Thursday, March 10, 2011 - 02:17 AM
Interesting, I feel a lot of the pain your sharing! It has always struck me how we keep hearing/reading about the need for larger gauge bus wires, but nearly every power connection (other than some sort of screw in terminal) seems like its 20 gauge or higher. Digitrax's implied comment about how they 'think' people would solve this is interesting.

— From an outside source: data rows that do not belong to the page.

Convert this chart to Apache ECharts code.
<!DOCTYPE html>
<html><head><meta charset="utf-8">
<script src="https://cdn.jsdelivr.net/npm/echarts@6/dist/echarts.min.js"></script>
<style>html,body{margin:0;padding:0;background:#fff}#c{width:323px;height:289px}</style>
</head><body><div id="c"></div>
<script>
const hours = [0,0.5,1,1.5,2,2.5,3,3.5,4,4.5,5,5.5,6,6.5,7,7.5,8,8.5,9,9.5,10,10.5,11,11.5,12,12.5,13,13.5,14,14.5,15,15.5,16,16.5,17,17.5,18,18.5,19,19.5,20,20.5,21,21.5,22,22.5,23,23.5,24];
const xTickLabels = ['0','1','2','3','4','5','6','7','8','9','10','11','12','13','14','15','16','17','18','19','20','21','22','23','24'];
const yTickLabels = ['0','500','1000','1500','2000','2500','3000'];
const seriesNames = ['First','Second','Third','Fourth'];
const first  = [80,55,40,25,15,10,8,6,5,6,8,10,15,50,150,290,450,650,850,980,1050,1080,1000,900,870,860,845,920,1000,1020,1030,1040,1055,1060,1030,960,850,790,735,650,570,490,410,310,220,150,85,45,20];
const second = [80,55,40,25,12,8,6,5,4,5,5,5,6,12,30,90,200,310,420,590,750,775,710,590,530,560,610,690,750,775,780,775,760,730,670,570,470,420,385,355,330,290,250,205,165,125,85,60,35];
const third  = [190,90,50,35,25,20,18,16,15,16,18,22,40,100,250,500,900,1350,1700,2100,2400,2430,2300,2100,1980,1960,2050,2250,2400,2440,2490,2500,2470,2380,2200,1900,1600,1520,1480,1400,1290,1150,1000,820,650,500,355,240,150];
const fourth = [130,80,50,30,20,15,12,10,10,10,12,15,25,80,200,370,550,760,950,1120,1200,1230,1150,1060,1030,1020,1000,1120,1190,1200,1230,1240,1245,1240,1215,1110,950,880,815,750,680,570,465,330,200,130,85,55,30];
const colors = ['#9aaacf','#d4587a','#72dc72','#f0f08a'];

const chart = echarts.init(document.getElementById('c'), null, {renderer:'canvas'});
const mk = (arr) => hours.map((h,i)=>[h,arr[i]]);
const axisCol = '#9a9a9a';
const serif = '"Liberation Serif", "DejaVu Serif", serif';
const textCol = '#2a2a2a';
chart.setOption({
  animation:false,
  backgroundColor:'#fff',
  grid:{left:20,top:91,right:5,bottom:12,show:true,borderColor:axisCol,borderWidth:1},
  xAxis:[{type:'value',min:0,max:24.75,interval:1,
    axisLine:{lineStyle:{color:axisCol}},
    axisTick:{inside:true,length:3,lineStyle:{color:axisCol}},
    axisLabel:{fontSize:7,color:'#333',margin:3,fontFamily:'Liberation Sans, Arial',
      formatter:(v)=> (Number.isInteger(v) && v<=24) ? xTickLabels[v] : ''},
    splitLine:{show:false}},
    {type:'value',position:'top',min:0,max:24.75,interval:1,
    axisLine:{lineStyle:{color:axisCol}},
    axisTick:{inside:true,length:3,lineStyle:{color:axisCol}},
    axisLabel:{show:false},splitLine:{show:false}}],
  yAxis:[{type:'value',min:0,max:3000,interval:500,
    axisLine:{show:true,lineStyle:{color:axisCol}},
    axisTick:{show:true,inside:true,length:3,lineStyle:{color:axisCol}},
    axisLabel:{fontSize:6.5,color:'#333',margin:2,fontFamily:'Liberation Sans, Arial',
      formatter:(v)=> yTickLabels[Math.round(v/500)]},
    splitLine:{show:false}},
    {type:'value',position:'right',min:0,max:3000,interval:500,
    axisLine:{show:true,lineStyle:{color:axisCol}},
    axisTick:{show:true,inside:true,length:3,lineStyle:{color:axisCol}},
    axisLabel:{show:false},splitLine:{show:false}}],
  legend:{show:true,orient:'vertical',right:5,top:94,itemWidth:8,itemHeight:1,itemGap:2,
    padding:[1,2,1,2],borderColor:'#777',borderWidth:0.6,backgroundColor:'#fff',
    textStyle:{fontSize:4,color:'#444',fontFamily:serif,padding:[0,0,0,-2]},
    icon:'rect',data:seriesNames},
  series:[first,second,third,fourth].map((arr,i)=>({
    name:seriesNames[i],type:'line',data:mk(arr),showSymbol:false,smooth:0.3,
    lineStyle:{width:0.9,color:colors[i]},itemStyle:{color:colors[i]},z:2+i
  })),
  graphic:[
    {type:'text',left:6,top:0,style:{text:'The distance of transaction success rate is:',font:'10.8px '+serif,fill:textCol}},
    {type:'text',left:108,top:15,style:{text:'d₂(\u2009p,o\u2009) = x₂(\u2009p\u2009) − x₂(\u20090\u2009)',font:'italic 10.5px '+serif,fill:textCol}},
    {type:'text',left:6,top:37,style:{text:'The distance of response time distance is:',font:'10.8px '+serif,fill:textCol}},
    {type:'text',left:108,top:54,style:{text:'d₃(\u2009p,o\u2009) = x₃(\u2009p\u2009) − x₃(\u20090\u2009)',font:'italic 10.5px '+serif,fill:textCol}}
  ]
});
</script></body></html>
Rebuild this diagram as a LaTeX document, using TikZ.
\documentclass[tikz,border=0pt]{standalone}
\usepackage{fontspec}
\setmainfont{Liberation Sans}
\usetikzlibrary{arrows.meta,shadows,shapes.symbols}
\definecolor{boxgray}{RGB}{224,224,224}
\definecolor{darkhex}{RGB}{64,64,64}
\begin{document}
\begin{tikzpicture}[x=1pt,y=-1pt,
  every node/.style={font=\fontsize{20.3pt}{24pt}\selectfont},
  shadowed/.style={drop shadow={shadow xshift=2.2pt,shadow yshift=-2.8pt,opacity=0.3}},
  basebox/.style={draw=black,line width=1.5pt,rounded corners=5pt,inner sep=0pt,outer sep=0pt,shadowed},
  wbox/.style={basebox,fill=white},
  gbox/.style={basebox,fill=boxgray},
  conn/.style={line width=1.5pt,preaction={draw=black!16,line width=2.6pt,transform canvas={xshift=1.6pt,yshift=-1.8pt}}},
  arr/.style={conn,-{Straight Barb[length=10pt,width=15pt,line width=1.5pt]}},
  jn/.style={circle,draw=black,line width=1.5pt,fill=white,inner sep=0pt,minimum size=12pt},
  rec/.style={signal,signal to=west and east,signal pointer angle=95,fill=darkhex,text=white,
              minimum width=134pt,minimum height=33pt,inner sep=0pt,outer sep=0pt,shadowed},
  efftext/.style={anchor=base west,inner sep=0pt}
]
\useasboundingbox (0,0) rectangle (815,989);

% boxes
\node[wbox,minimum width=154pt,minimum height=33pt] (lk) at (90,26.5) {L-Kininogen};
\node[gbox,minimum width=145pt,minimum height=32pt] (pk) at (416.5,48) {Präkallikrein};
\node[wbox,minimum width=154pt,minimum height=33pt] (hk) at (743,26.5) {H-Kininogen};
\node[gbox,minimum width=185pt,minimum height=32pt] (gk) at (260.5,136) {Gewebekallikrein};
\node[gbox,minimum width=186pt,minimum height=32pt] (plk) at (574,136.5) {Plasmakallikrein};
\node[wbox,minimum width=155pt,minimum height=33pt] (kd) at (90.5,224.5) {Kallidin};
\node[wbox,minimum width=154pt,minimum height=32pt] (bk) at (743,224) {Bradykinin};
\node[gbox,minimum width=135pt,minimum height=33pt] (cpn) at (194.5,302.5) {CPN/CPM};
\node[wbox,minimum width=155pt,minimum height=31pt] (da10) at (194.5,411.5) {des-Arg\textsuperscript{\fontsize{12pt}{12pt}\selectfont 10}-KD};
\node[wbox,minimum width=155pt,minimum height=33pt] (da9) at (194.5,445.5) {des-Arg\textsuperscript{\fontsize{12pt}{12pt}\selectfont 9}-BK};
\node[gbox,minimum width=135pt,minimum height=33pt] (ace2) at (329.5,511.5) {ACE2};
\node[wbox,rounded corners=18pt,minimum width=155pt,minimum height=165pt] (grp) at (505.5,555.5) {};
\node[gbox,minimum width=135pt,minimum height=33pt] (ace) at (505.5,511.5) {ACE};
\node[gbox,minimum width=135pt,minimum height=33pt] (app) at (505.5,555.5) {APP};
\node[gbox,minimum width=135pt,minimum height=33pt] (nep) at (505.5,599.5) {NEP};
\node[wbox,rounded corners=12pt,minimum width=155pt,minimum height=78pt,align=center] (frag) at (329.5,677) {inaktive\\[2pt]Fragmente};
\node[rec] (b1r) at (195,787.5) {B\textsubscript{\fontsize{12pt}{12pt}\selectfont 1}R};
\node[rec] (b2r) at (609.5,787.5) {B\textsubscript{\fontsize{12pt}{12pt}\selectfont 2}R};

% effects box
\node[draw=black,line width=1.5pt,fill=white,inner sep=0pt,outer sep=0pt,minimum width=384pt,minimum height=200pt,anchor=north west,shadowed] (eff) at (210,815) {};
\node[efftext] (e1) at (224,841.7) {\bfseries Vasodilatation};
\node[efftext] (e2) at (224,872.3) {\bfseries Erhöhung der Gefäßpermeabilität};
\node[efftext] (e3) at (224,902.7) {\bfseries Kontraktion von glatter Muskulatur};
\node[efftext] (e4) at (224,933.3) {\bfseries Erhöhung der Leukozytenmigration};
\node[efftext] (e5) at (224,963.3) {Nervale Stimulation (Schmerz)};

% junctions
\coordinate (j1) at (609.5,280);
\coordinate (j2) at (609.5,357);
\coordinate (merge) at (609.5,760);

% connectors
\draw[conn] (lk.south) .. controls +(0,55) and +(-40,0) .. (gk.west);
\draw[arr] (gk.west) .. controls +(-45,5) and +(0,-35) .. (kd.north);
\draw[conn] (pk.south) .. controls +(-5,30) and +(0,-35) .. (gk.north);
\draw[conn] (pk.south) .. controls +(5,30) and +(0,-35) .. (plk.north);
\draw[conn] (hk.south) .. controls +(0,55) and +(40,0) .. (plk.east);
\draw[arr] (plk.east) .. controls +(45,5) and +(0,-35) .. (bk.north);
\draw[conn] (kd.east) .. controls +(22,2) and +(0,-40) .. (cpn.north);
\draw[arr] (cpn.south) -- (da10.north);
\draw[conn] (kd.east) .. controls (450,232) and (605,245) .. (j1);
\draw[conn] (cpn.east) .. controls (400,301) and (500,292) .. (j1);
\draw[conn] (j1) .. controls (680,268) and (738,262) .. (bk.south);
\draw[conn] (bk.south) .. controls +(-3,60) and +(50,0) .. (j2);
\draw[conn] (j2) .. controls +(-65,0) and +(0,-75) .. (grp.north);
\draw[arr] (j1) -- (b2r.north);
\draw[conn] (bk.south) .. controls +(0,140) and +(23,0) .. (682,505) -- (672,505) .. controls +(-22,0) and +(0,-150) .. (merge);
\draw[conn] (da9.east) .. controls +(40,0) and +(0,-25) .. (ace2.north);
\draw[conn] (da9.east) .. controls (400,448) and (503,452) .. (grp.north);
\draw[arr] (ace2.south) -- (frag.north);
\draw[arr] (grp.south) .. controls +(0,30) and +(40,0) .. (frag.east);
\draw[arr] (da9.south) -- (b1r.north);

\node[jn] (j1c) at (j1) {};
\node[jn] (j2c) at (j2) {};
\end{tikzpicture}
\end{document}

Friday, March 11, 2011 - 03:10 AM
Yes, we tend to focus on bus wires with DCC, which need to be moderately large to avoid loss over longer distances when carrying high current. But the point is stressed so much, that most people don't realize that for a typical small layout with 3 Amps or so of maximum current, even 16 gauge would be more than sufficient. And for short lengths, voltage drop isn't a significant issue, and relatively small wires can do just fine. Proper wiring for things like occupancy detectors and circuit breakers gets next to no discussion.

Part of that is probably just due to simplifying a complex subject. If you say "use 14 gauge wire", then that's a simple statment, and people won't get in trouble if it's a large or small layout, and if it's using 3 amps or 8. But it creates the mindset that wire always needs to be heavy for DCC, and that can be misleading (I certainly got all twisted up, and I should know better).